Mardi dernier, la Commission européenne a effectué sa première émission obligataire pour financer son plan de relance de 750 milliards d'euros : un emprunt sur dix ans à un taux proche de zéro. A la fermeture des livres d'ordres, les banques responsables ont enregistré une demande de 142 milliards d'euros - pour une offre de 20 milliards. Un jalon important, de l'avis des éditorialistes.

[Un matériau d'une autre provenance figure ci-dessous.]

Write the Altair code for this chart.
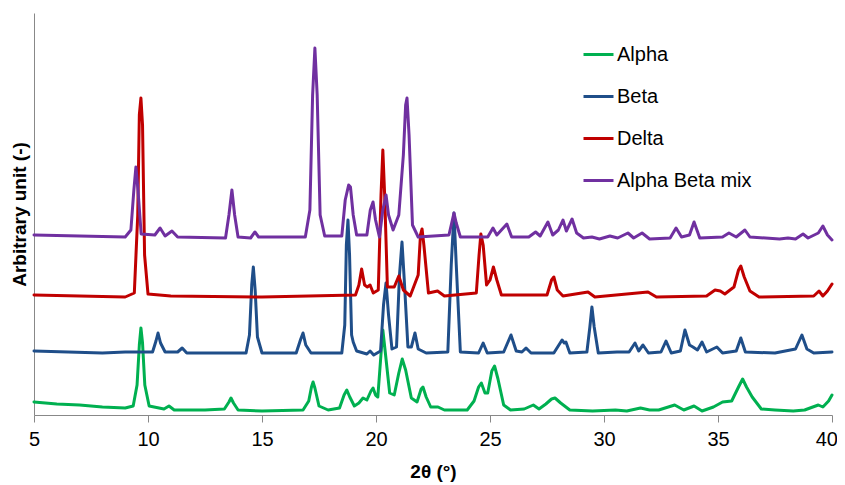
import altair as alt
import pandas as pd

SERIES = ["Alpha", "Beta", "Delta", "Alpha Beta mix"]
COLORS = ["#00B050", "#1F4E89", "#C00000", "#7030A0"]

ALPHA_X = [5.0, 6.0, 7.0, 8.0, 9.0, 9.35, 9.52, 9.62, 9.69, 9.76, 9.86, 10.05, 10.7, 10.92, 11.15, 12.5,
           13.35, 13.55, 13.64, 13.75, 13.95, 15.0, 16.8, 17.05, 17.17, 17.24, 17.32, 17.5, 17.9, 18.4,
           18.6, 18.72, 18.85, 19.05, 19.25, 19.43, 19.6, 19.78, 19.87, 19.98, 20.08, 20.2, 20.3, 20.42,
           20.6, 20.8, 21.0, 21.15, 21.3, 21.55, 21.8, 21.98, 22.06, 22.2, 22.4, 22.72, 23.0, 24.0, 24.3,
           24.5, 24.62, 24.78, 24.9, 25.08, 25.2, 25.35, 25.6, 25.9, 26.5, 26.9, 27.15, 27.45, 27.7, 27.85,
           28.1, 28.5, 29.5, 30.5, 31.0, 31.6, 32.0, 32.4, 33.1, 33.5, 33.95, 34.3, 34.8, 35.2, 35.6, 35.9,
           36.08, 36.25, 36.5, 36.9, 37.5, 38.3, 38.8, 39.4, 39.6, 39.85, 40.0]
ALPHA_Y = [13, 11, 10, 8, 7, 9, 30, 70, 87, 72, 30, 9, 6, 9, 5, 5,
           6, 13, 17, 12, 5, 4, 5, 14, 28, 33, 27, 9, 5, 7,
           20, 25, 18, 9, 12, 17, 15, 24, 27, 20, 18, 55, 85, 60,
           22, 20, 42, 56, 45, 17, 13, 26, 28, 18, 8, 8, 5, 5, 14,
           28, 32, 22, 22, 44, 49, 36, 10, 5, 6, 10, 6, 11, 16, 17,
           12, 5, 4, 5, 4, 7, 5, 5, 10, 5, 9, 4, 8, 13, 14, 28,
           36, 28, 18, 6, 5, 4, 5, 10, 8, 14, 20]

BETA_X = [5.0, 6.5, 8.0, 9.0, 10.2, 10.35, 10.44, 10.55, 10.75, 11.3, 11.5, 11.7, 13.0, 14.3, 14.45, 14.55,
          14.62, 14.7, 14.8, 15.0, 16.5, 16.7, 16.8, 16.92, 17.15, 18.5, 18.63, 18.7, 18.77, 18.84, 18.93,
          19.0, 19.15, 19.6, 19.74, 19.9, 20.2, 20.33, 20.44, 20.55, 20.7, 20.9, 21.03, 21.14, 21.24, 21.4,
          21.55, 21.71, 21.85, 22.2, 23.15, 23.3, 23.42, 23.52, 23.7, 24.5, 24.7, 24.88, 25.6, 25.92, 26.15,
          26.4, 26.58, 26.8, 27.8, 28.16, 28.26, 28.33, 28.5, 29.25, 29.38, 29.47, 29.57, 29.75, 30.57, 31.1,
          31.36, 31.52, 31.71, 31.95, 32.5, 32.72, 32.95, 33.35, 33.55, 33.75, 33.9, 34.1, 34.3, 34.5, 34.95,
          35.2, 35.8, 36.0, 36.2, 37.5, 38.4, 38.68, 38.9, 39.2, 40.0]
BETA_Y = [64, 63, 62, 63, 63, 74, 82, 72, 63, 63, 67, 62, 62, 62, 80, 130,
          148, 125, 78, 62, 62, 76, 82, 70, 62, 62, 90, 170, 195, 160, 80,
          73, 64, 61, 64, 60, 64, 110, 132, 100, 66, 68, 140, 173, 135, 68,
          68, 82, 66, 62, 63, 150, 202, 150, 63, 62, 72, 62, 63, 80, 64,
          63, 67, 62, 62, 75, 72, 73, 62, 63, 88, 108, 88, 62, 63, 63,
          72, 64, 70, 62, 63, 74, 62, 64, 85, 70, 68, 65, 73, 63, 68,
          62, 64, 77, 63, 62, 66, 80, 66, 62, 63]

DELTA_X = [5.0, 7.0, 9.0, 9.4, 9.55, 9.62, 9.69, 9.76, 9.85, 10.0, 11.0, 15.0, 19.1, 19.25, 19.37, 19.5,
           19.62, 19.74, 19.88, 20.1, 20.22, 20.3, 20.38, 20.5, 20.8, 21.0, 21.2, 21.5, 21.85, 21.95, 22.02,
           22.1, 22.3, 22.7, 23.0, 24.4, 24.52, 24.6, 24.7, 24.85, 25.0, 25.15, 25.3, 25.5, 27.5, 27.7, 27.8,
           27.95, 28.2, 29.3, 29.6, 31.93, 32.3, 34.5, 34.87, 35.1, 35.3, 35.7, 35.9, 36.0, 36.15, 36.4, 36.8,
           39.2, 39.43, 39.6, 39.8, 40.0]
DELTA_Y = [120, 119, 118, 122, 200, 300, 317, 290, 160, 121, 119, 118, 120, 130, 146, 130,
           128, 130, 122, 125, 220, 265, 220, 128, 128, 139, 125, 119, 140, 180, 186,
           170, 122, 124, 119, 122, 160, 181, 170, 130, 135, 148, 135, 120, 120, 135, 138,
           125, 119, 123, 118, 123, 118, 119, 125, 124, 121, 128, 145, 149, 138, 124, 118,
           119, 124, 119, 124, 131]

MIX_X = [5.0, 7.0, 9.0, 9.25, 9.38, 9.47, 9.56, 9.7, 10.3, 10.53, 10.75, 11.05, 11.3, 13.4, 13.55, 13.68,
         13.8, 13.95, 14.5, 14.69, 14.85, 16.9, 17.1, 17.22, 17.32, 17.42, 17.55, 17.75, 18.5, 18.65, 18.72,
         18.8, 18.88, 19.0, 19.15, 19.6, 19.75, 19.87, 19.98, 20.15, 20.3, 20.44, 20.55, 20.75, 21.0, 21.2,
         21.3, 21.36, 21.45, 21.6, 21.85, 23.2, 23.35, 23.42, 23.52, 23.7, 24.9, 25.13, 25.3, 25.74, 25.95,
         26.7, 27.0, 27.2, 27.54, 27.75, 28.0, 28.2, 28.35, 28.6, 28.8, 29.1, 29.47, 29.8, 30.26, 30.6,
         31.05, 31.3, 31.67, 32.0, 32.9, 33.16, 33.4, 33.75, 33.95, 34.2, 35.2, 35.48, 35.8, 36.18, 36.4,
         37.7, 38.07, 38.4, 38.73, 38.95, 39.4, 39.6, 39.8, 40.0]
MIX_Y = [180, 179, 178, 185, 225, 248, 225, 181, 180, 187, 179, 184, 178, 177, 200, 225,
         200, 178, 177, 183, 178, 178, 205, 320, 367, 320, 200, 179, 179, 215, 222,
         230, 228, 200, 180, 180, 205, 213, 195, 178, 205, 220, 200, 185, 200, 260,
         310, 317, 280, 190, 178, 180, 195, 202, 192, 178, 178, 187, 180, 191, 178,
         178, 183, 179, 193, 180, 185, 195, 184, 196, 182, 177, 178, 176, 179, 177,
         182, 177, 182, 176, 177, 187, 178, 180, 193, 177, 178, 182, 178, 185, 178,
         176, 177, 176, 181, 177, 182, 189, 180, 175]

X_TICKS = [5, 10, 15, 20, 25, 30, 35, 40]

rows = []
for name, xs, ys in [("Alpha", ALPHA_X, ALPHA_Y), ("Beta", BETA_X, BETA_Y),
                     ("Delta", DELTA_X, DELTA_Y), ("Alpha Beta mix", MIX_X, MIX_Y)]:
    for i, (x, y) in enumerate(zip(xs, ys)):
        rows.append({"series": name, "x": x, "y": y, "i": i})
df = pd.DataFrame(rows)

FONT = "Liberation Sans"

chart = alt.Chart(df).mark_line(strokeWidth=3, strokeJoin="round", strokeCap="round").encode(
    x=alt.X("x:Q", title="2θ (°)",
            scale=alt.Scale(domain=[5, 40], nice=False, zero=False),
            axis=alt.Axis(values=X_TICKS, grid=False, tickSize=7, tickColor="#888888",
                          domainColor="#888888", labelFontSize=20, labelFont=FONT, labelColor="#000000",
                          labelPadding=7, titleFontSize=19, titleFont=FONT, titleFontWeight="bold",
                          titleColor="#000000", titlePadding=13,
                          labelFlush=True, labelFlushOffset=5.5)),
    y=alt.Y("y:Q", title="Arbitrary unit (-)",
            scale=alt.Scale(domain=[0, 402], nice=False),
            axis=alt.Axis(labels=False, ticks=False, grid=False, domainColor="#888888",
                          titleFontSize=19, titleFont=FONT, titleFontWeight="bold",
                          titleColor="#000000", titlePadding=5)),
    color=alt.Color("series:N", scale=alt.Scale(domain=SERIES, range=COLORS), sort=SERIES,
                    legend=alt.Legend(title=None, orient="none", legendX=548, legendY=25,
                                      symbolType="stroke", symbolSize=900, symbolStrokeWidth=3,
                                      labelFontSize=20, labelFont=FONT, labelColor="#000000",
                                      labelOffset=2, rowPadding=15)),
    order="i:Q",
).properties(
    width=798, height=402,
    autosize=alt.AutoSizeParams(type="none"),
    padding={"left": 26, "top": 5, "right": 5, "bottom": 70},
).configure_view(stroke=None)

chart.save("out.html", embed_options={"renderer": "svg", "actions": False})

La graine commence à germer
Ces prêts constituent un premier pas vers les eurobonds, se réjouit Avvenire :
«Une forêt en pleine croissance fait toujours moins de bruit que la chute d'un seul arbre. ... Mardi, l'Europe a 'planté' quasi subrepticement - compte tenu de la fureur qui avait entouré le débat sur une possible mutualisation de la dette anti-Covid au printemps 2020 - la première obligation du plan de relance européen, le programme visant à rebâtir, dans une perspective durable, l'économie de l'Union. ... Techniquement, il est impossible de les qualifier d'eurobonds, mais si l'on omet le 'presque' apposé au terme pour éviter d'effaroucher les faucons du Nord, cette nouvelle émission de titres obligataires se rapproche beaucoup de l'idée de titres permanents, garantis par les budgets des Etats membres.»
L'espoir d'une grande avancée
Le programme d'aide pourrait contribuer à relancer le projet européen, estime Wiener Zeitung :
«Si cet instrument permettait enfin à l'UE de conférer une véritable dynamique conjoncturelle au potentiel financier, innovant et productif de l'Union, alors elle pourrait donner au monde, et en tout premier à ses membres toujours sceptiques, la preuve tangible de sa propre valeur ajoutée. ... Certes, la création de l'euro a permis l'établissement et la mise à profit du plus grand marché intérieur de la planète ; mais pour exploiter pleinement le potentiel d'une devise commune, un élément fait encore défaut : une politique de financement et d'investissement commune, ou du moins la coordination des politiques nationales afférentes. ... Ce plan fait miroiter l'espoir de réaliser un bond quantique - grâce aux milliards levés collectivement, qui seront affectés à la protection du climat et à la transition numérique.»
Rien ne nous est offert
La Grèce recevra 30,5 milliards d'euros ces six prochaines années dans le cadre du plan de l'UE. Le Premier ministre, Kyriakos Mitsotakis, évoque "la fin des turbulences de la pandémie et le début d'une nouvelle ère". Naftemporiki appelle pour sa part à se garder de toute euphorie :
«Cette manne est la bienvenue. Un patient intubé depuis plus d'une décennie peut-il refuser le remède qui le fera sortir des soins intensifs ? ... Ceci dit, rien ne nous est offert, hormis la possibilité d'accepter des fonds, alloués en fonction de critères stricts et de conditions restrictives. Et tout n'est pas gratuit : sur ces 30,5 milliards d'euros, 12,7 sont des crédits issus du mécanisme nommé Recovery and Resilience Facility (RRF). Enfin, les investissements qui ont été approuvés sont susceptibles d'être réexaminés en cours de route.»